Before we begin tinkering with the code, let’s run some benchmarks on aarchie. We’ll use three files. The first is a text file containing 500MB of text downloaded from Project Gutenberg. The second is a 500MB file composed entirely of random data. The third is a 500MB file composed entirely of zero data.
[atopala@aarchie lrzip-0.621]$ time ./lrzip text Output filename is: text.lrz text - Compression Ratio: 3.918. Average Compression Speed: 1.217MB/s. Total time: 00:06:50.91 real 6m50.924s user 49m2.940s sys 0m9.290s
[atopala@aarchie lrzip-0.621]$ time ./lrzip random Output filename is: random.lrz random - Compression Ratio: 1.000. Average Compression Speed: 6.329MB/s. Total time: 00:01:18.78 real 1m18.796s user 1m34.520s sys 0m2.960s
[atopala@aarchie lrzip-0.621]$ time ./lrzip zero Output filename is: zero.lrz zero - Compression Ratio: 7003.299. Average Compression Speed: 6.024MB/s. Total time: 00:01:22.92 real 1m22.933s user 5m17.620s sys 0m2.490s
The text file took much longer than the others, and it used 23.9% of the memory on aarchie. Compressing the random file required the use of only about 7% of the memory on aarchie. Compressing the zero file, which has a lot more duplicate data to compress, used much more memory, peaking at about 34.5% on aarchie. The text file also took much more user time to compress in comparison to the other files and as compared to the real time, so it was taking greater advantage of parallel processing; the zero file also was compressed using multiple threads. The vast majority of the time was spent in user mode; time spent in the kernel is negligible.
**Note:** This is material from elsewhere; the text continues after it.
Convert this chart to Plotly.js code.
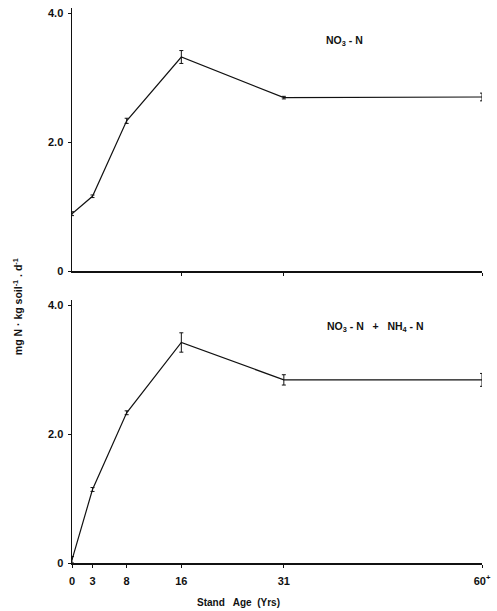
<!DOCTYPE html>
<html>
<head>
<meta charset="utf-8">
<script src="https://cdn.plot.ly/plotly-3.0.1.min.js"></script>
<style>html,body{margin:0;padding:0;background:#fff;}#chart{width:497px;height:611px;}</style>
</head>
<body>
<div id="chart"></div>
<script>
// Data
const standAge = [0, 3, 8, 16, 31, 60];
const tickLabels = ["0", "3", "8", "16", "31", "60<sup>+</sup>"];
const no3 = [0.89, 1.16, 2.33, 3.32, 2.69, 2.70];
const no3Err = [0.03, 0.02, 0.04, 0.10, 0.02, 0.06];
const total = [0.05, 1.14, 2.33, 3.42, 2.84, 2.84];
const totalErr = [0.05, 0.03, 0.03, 0.15, 0.08, 0.10];
const yTickVals = [0, 2, 4];
const yTickText = ["0", "2.0", "4.0"];

const lineStyle = {color: "#111", width: 1.2};
const errStyle = {type: "data", visible: true, color: "#111", thickness: 1, width: 2};

const traces = [
  {x: standAge, y: no3, mode: "lines", line: lineStyle, xaxis: "x2", yaxis: "y2",
   error_y: Object.assign({array: no3Err}, errStyle), showlegend: false},
  {x: standAge, y: total, mode: "lines", line: lineStyle, xaxis: "x", yaxis: "y",
   error_y: Object.assign({array: totalErr}, errStyle), showlegend: false}
];

const fam = "Liberation Sans, Arial, sans-serif";
const font = {family: fam, size: 10, color: "#111"};
const tickFont = {family: fam, size: 11, color: "#111", weight: 700};
const xBase = {range: [0, 60], showline: true, linecolor: "#111", linewidth: 1.5,
  showgrid: false, zeroline: false, ticks: "outside", ticklen: 3, tickcolor: "#111",
  tickvals: standAge, ticktext: tickLabels, tickfont: tickFont, ticklabelstandoff: 4};
const yBase = {range: [0, 4.08], showline: true, linecolor: "#111", linewidth: 1.5,
  showgrid: false, zeroline: false, ticks: "outside", ticklen: 3, tickcolor: "#111",
  tickvals: yTickVals, ticktext: yTickText, tickfont: tickFont, ticklabelstandoff: 2};

const layout = {
  width: 497, height: 611,
  margin: {l: 72, r: 15, t: 8, b: 48},
  paper_bgcolor: "#fff", plot_bgcolor: "#fff",
  font: font,
  xaxis: Object.assign({}, xBase, {anchor: "y", domain: [0, 1]}),
  yaxis: Object.assign({}, yBase, {anchor: "x", domain: [0, 0.474]}),
  xaxis2: Object.assign({}, xBase, {anchor: "y2", domain: [0, 1], showticklabels: false,
    tickvals: [16, 31, 60]}),
  yaxis2: Object.assign({}, yBase, {anchor: "x2", domain: [0.526, 1]}),
  annotations: [
    {text: "<b>NO<sub>3</sub> - N</b>", xref: "paper", yref: "paper", x: 0.665, y: 0.941,
     xanchor: "center", yanchor: "middle", showarrow: false, font: {family: fam, size: 10.5, color: "#111"}},
    {text: "<b>NO<sub>3</sub> - N   +   NH<sub>4</sub> - N</b>", xref: "paper", yref: "paper", x: 0.74, y: 0.425,
     xanchor: "center", yanchor: "middle", showarrow: false, font: {family: fam, size: 10.5, color: "#111"}},
    {text: "<b>Stand   Age  (Yrs)</b>", xref: "paper", yref: "paper", x: 0.405, y: -0.072,
     xanchor: "center", yanchor: "middle", showarrow: false, font: {family: fam, size: 10, color: "#111"}},
    {text: "<b>mg N · kg soil<sup>-1</sup> . d<sup>-1</sup></b>", xref: "paper", yref: "paper", x: -0.134, y: 0.461,
     xanchor: "center", yanchor: "middle", textangle: -90, showarrow: false, font: {family: fam, size: 10.5, color: "#111"}}
  ]
};

Plotly.newPlot("chart", traces, layout, {displayModeBar: false, staticPlot: true});
</script>
</body>
</html>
So, the goal is to beat these benchmarks. Maybe a way to recognize incompressible data could speed up the processing of the random file; or maybe a method to detect extremely large runs of identical data quickly could help with the zero file. The important file, though, is the text file, and ideally we would improve the runtime of its compression. Setting the lzma level to 9 (the default is 7) brings the compression ratio up to 4.029 (a minor but not insignificant improvement) but takes twice as long; maybe this could be sped up.
So, apart from improving the algorithm (which, I think, is very unlikely, since lrzip has been receiving regular updates as recently as last year so the algorithm should be pretty close to perfect barring potential oversights) and changing build options (which might not prove fruitful, since the autogen sets the default optimization level to 2, and further optimizations might have a negative impact; but this is probably a good area to work in since I don’t think lrzip has been built with AArch64 in mind) these are potential areas of improvement:
-lrzip uses x86 and x86_64 assembly language files that optimize CRC computation. Maybe we could rewrite the files for AArch64. As of now, “if you don’t have the nasm assembler or have a ppc or other non-x86 system, the standard C CRC routines will be compiled and linked in.” The TODO file suggests that the x86_64 version of the assembly code doesn’t work, so that might need fixing. However, the TODO file also suggests that this is of a low priority.
-the program crashes with the -z flag (ZPAQ optimization) on aarchie, claiming “Illegal instruction” after starting the first thread to compress a piece of data. This occurs on betty as well. It doesn’t happen on x86_64. I am not yet sure of the cause, or if it something that happens on AArch64 systems in general, but if it is a bug on AArch64 then I think this should become my main focus.
I’ll begin with the ZPAQ bug (or what I think might be a bug, at least), and if that doesn’t pan out then I’ll try to edit some of the build options and code to optimize it for AArch64 (since I figure that there may be other people working on lrzip, but most might not have access to an AArch64 machine). If that doesn’t work out either, I’ll try to optimize the C code, and if I can’t do that I’ll work on the (low-priority) assembly language files.